Later this week, Browsium Inc will officially launch UniBrows. I feel tempted to make a joke about cosmetic eyebrow products, but I’ll refrain. In fact, UniBrows is the IT department’s answer to Microsoft’s refusal to support the millions of enterprise line of business applications that were built for IE6, and won’t run on IE8. This is likely the biggest blocking issue for any IT department facing an upgrade from Windows XP to Windows 7. Microsoft’s stance is to ask their customers to “remediate” their applications to IE8. Remediate is a big word that means rewrite. Frankly, it’s surprising that Microsoft has chosen to abandon its customers in this fashion.
Nevertheless, Browsium solves this problem effectively and cleanly for the IT manager. It gives the IT manager the ability to define profiles specifying settings and configurations including browser engines, java versions and so on for individual sites in the organization. When the site is loaded into IE 8, the correct browser engine (IE 6, for example) is loaded transparently to the end user.

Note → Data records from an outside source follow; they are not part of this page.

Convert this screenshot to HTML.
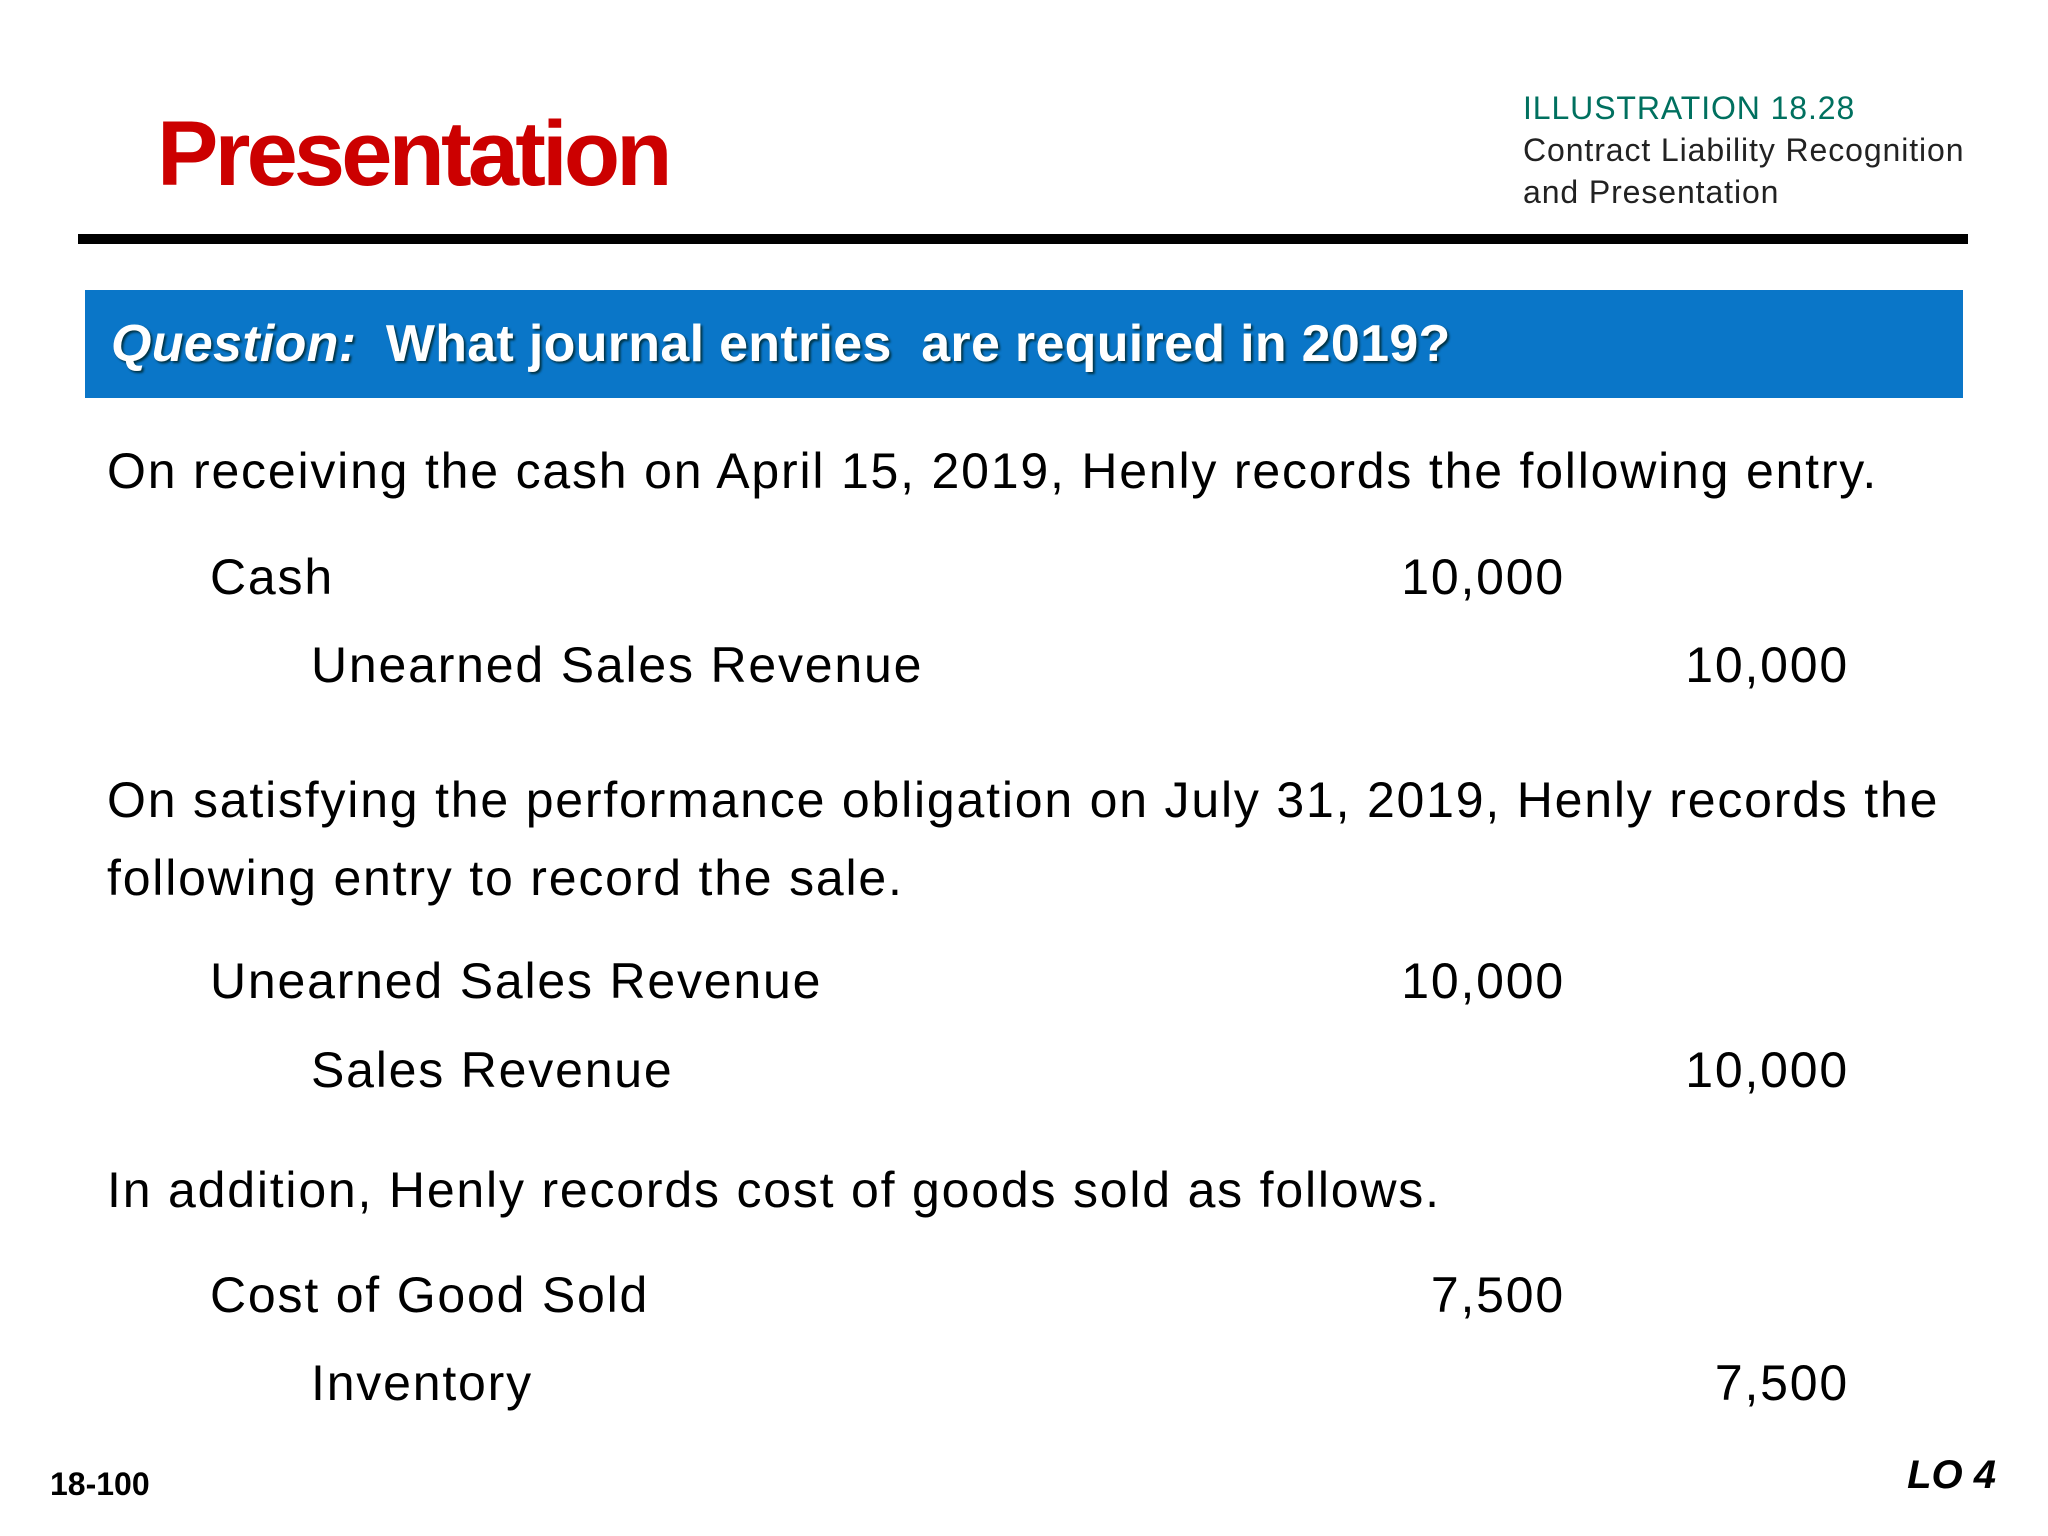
<!DOCTYPE html>
<html><head><meta charset="utf-8"><style>
body{margin:0;width:2048px;height:1536px;background:#fff;position:relative;overflow:hidden;font-family:"Liberation Sans",sans-serif;}
div{position:absolute;white-space:nowrap;line-height:1;}
.b{font-size:50px;color:#000;letter-spacing:1.8px;}
.r{text-align:right;}
</style></head><body>
<div style="left:157px;top:108px;font-size:92px;font-weight:bold;color:#cc0000;letter-spacing:-3.8px;">Presentation</div>
<div style="left:1523px;top:92px;font-size:32px;color:#00705f;letter-spacing:0.9px;">ILLUSTRATION 18.28</div>
<div style="left:1523px;top:134px;font-size:32px;color:#222;letter-spacing:0.9px;">Contract Liability Recognition</div>
<div style="left:1523px;top:176px;font-size:32px;color:#222;letter-spacing:0.9px;">and Presentation</div>
<div style="left:78px;top:234px;width:1890px;height:10px;background:#000;"></div>
<div style="left:85px;top:290px;width:1878px;height:108px;background:#0a76c8;"></div>
<div style="left:111px;top:318px;font-size:52px;font-weight:bold;color:#fff;letter-spacing:0.3px;text-shadow:2px 2px 2px #034;"><i>Question:</i>&nbsp; What journal entries&nbsp; are required in 2019?</div>

<div class="b" style="left:107px;top:446px;">On receiving the cash on April 15, 2019, Henly records the following entry.</div>
<div class="b" style="left:210px;top:552px;">Cash</div>
<div class="b r" style="right:483px;top:552px;">10,000</div>
<div class="b" style="left:311px;top:640px;">Unearned Sales Revenue</div>
<div class="b r" style="right:199px;top:640px;">10,000</div>

<div class="b" style="left:107px;top:775px;">On satisfying the performance obligation on July 31, 2019, Henly records the</div>
<div class="b" style="left:107px;top:853px;">following entry to record the sale.</div>
<div class="b" style="left:210px;top:956px;">Unearned Sales Revenue</div>
<div class="b r" style="right:483px;top:956px;">10,000</div>
<div class="b" style="left:311px;top:1045px;">Sales Revenue</div>
<div class="b r" style="right:199px;top:1045px;">10,000</div>

<div class="b" style="left:107px;top:1165px;">In addition, Henly records cost of goods sold as follows.</div>
<div class="b" style="left:210px;top:1270px;">Cost of Good Sold</div>
<div class="b r" style="right:483px;top:1270px;">7,500</div>
<div class="b" style="left:311px;top:1358px;">Inventory</div>
<div class="b r" style="right:199px;top:1358px;">7,500</div>

<div style="left:50px;top:1468px;font-size:32px;font-weight:bold;">18-100</div>
<div style="right:52px;top:1455px;font-size:40px;font-weight:bold;font-style:italic;">LO 4</div>
</body></html>
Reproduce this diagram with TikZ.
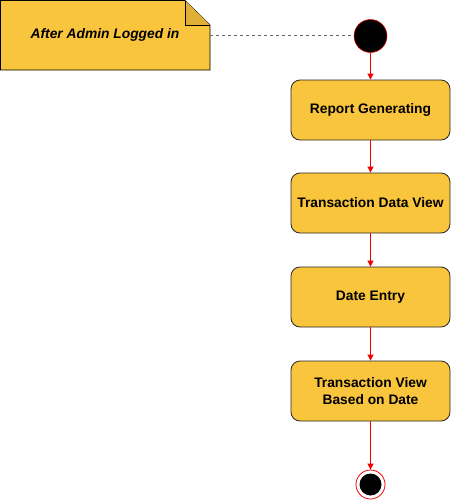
\documentclass[tikz,border=0pt]{standalone}
\usepackage{fontspec}
\setmainfont{Liberation Sans}
\usetikzlibrary{arrows.meta}
\definecolor{boxfill}{HTML}{F9C53C}
\definecolor{folddark}{HTML}{E0B036}
\definecolor{arrowred}{HTML}{F00000}
\tikzset{
  actbox/.style={draw=black!85, fill=boxfill, rounded corners=9pt, minimum width=159pt, minimum height=60pt, align=center, font=\fontsize{13.8}{17}\selectfont\bfseries, line width=0.8pt},
  flow/.style={draw=arrowred, line width=0.8pt, -{Triangle[width=6pt,length=6pt]}},
}
\begin{document}
\begin{tikzpicture}[x=1pt,y=-1pt]
\useasboundingbox (0,0) rectangle (451,501);
% note
\draw[fill=boxfill, line width=0.8pt] (0.5,0.5) -- (185,0.5) -- (210,25) -- (210,70) -- (0.5,70) -- cycle;
\draw[fill=folddark, line width=0.8pt] (185,0.5) -- (185,25) -- (210,25);
\node[font=\fontsize{13.8}{17}\selectfont\bfseries\itshape] (note) at (105,35) {After Admin Logged in};
\coordinate (noteR) at (210,35);
% initial
\node[circle, fill=black, draw=arrowred, line width=0.5pt, minimum size=33pt, inner sep=0] (start) at (370.5,36) {};
\draw[black!60, dashed, line width=0.9pt, dash pattern=on 3pt off 3pt] (noteR) -- (start.west |- noteR);
% boxes
\node[actbox] (b1) at (370.5,110) {Report Generating};
\node[actbox] (b2) at (370.5,203) {Transaction Data View};
\node[actbox] (b3) at (370.5,297) {Date Entry};
\node[actbox] (b4) at (370.5,391) {Transaction View\\Based on Date};
% final
\node[circle, draw=arrowred, fill=white, line width=0.8pt, minimum size=29pt, inner sep=0] (end) at (370.5,484.5) {};
\node[circle, fill=black, minimum size=22pt, inner sep=0] (endin) at (end) {};
% flows
\draw[flow] (start) -- (b1);
\draw[flow] (b1) -- (b2);
\draw[flow] (b2) -- (b3);
\draw[flow] (b3) -- (b4);
\draw[flow] (b4) -- (end);
\end{tikzpicture}
\end{document}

The IT manager simply creates a profile:
Specifies the rules for the profile:
and pushes it to user.
When a user hits a site that requires the profile, that profile is loaded. It even allows individual browser tabs to load their own profiles separately from other browser engines.
UniBrows is as close to seamless as anything I’ve ever seen. It solves a huge problem for Microsoft and their customers. Priced at what can only be described as a “no-brainer” for the corporation, I predict millions of seats will be sold.